--- Records from a collection ---
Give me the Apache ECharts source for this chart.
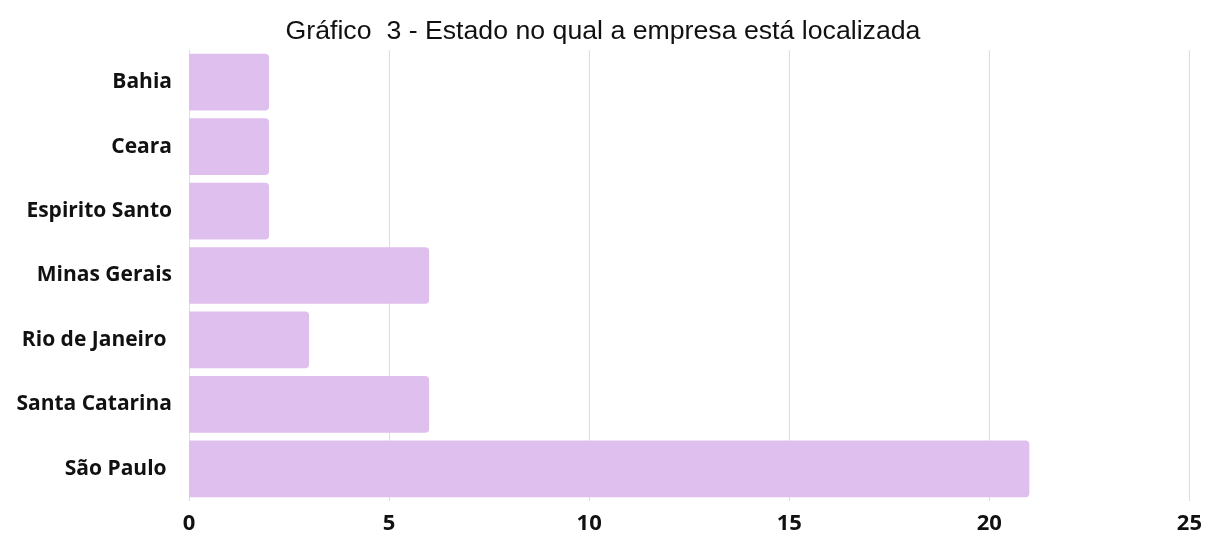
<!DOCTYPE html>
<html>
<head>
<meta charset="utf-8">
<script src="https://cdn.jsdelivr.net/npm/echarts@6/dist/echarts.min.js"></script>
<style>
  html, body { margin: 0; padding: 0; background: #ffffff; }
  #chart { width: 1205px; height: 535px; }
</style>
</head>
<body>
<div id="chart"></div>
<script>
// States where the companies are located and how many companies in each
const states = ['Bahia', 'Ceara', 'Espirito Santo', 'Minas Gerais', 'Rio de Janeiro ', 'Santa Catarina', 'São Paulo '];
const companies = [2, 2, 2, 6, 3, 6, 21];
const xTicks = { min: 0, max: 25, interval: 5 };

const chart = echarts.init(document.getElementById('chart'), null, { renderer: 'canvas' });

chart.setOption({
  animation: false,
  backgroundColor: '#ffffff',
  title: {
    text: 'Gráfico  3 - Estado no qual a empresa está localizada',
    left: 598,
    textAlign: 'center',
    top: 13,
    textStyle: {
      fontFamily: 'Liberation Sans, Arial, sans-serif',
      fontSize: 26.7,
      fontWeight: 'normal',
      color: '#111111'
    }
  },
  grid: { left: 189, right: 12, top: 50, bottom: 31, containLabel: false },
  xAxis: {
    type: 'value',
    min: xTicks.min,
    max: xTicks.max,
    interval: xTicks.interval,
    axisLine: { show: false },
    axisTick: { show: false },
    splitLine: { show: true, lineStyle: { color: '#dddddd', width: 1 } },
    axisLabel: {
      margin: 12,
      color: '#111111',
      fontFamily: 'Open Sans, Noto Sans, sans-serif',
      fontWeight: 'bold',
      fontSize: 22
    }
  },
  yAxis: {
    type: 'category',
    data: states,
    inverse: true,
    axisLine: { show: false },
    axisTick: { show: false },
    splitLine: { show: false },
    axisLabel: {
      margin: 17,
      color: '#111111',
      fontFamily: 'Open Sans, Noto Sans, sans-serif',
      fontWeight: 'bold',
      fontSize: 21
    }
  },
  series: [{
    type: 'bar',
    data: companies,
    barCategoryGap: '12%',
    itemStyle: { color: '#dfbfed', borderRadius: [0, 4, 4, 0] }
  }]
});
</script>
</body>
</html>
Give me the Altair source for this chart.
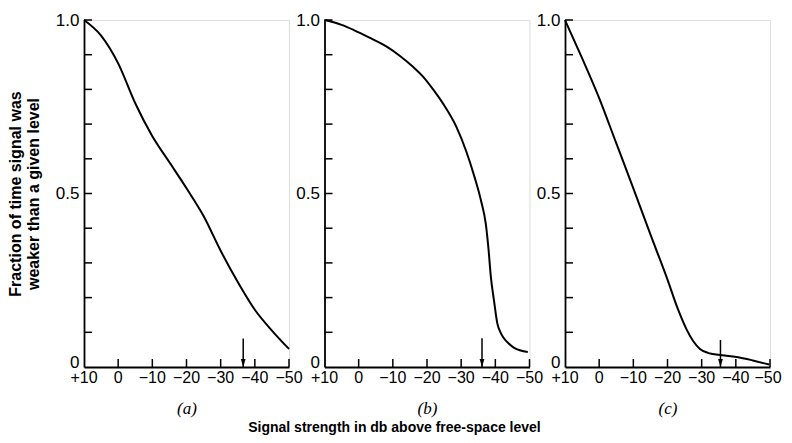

--- GIVEN REQUEST ---
Filter the entries and copy out every line with the word "source".

--- EXERCISE SOLUTION ---
Give me the Apache ECharts source for this chart.
Give me the Altair source for this chart.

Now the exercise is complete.